The opportunities for role-playing and leveraging the Skills each PC brings to the party’s collective whole can make impactful changes in the flow of the adventure. When we are creating an adventure, we almost exclusively research and imagine what the combat situations would look like, but very rarely are the Skills side of gaming given the same significance. By keeping an eye out for their non-combat capabilities, you can open considerable opportunities for your Players. By letting them explore this part of the game, they can also find several unique solutions to the problems you present them, or at least give them some creative outlets that earn them Experience Points outside of a combat encounter.

Secondarily it reduces the burden on you the GM. By forecasting what skills are most likely or definitively would be applied, you can craft the descriptions of the locale in greater depth, leading to bonuses or penalties that make the game state more compelling. It’s not just any river they have to cross: a successful Perception roll informs them “there is a deep, swift current and there are several sub-surface rock structures that will make things a little more difficult than initially planned.” It also allows you to formulate what modifiers would make sense, saving you from making “on the fly” adjustments to game mechanics.

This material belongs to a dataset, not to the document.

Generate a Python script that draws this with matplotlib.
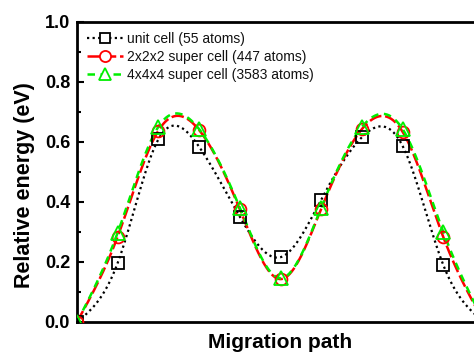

By no means a “Caramilk Solution,” the hope is this provides some GMs with an idea on how to possibly employ more Skill Checks into their adventures, providing opportunities for their Players to expand on an oft-overlooked part of the game. If not for yourself, consider your Players and how they might be able to leverage the game state and make a few Skill Checks for some Experience Points, perhaps even move the story along.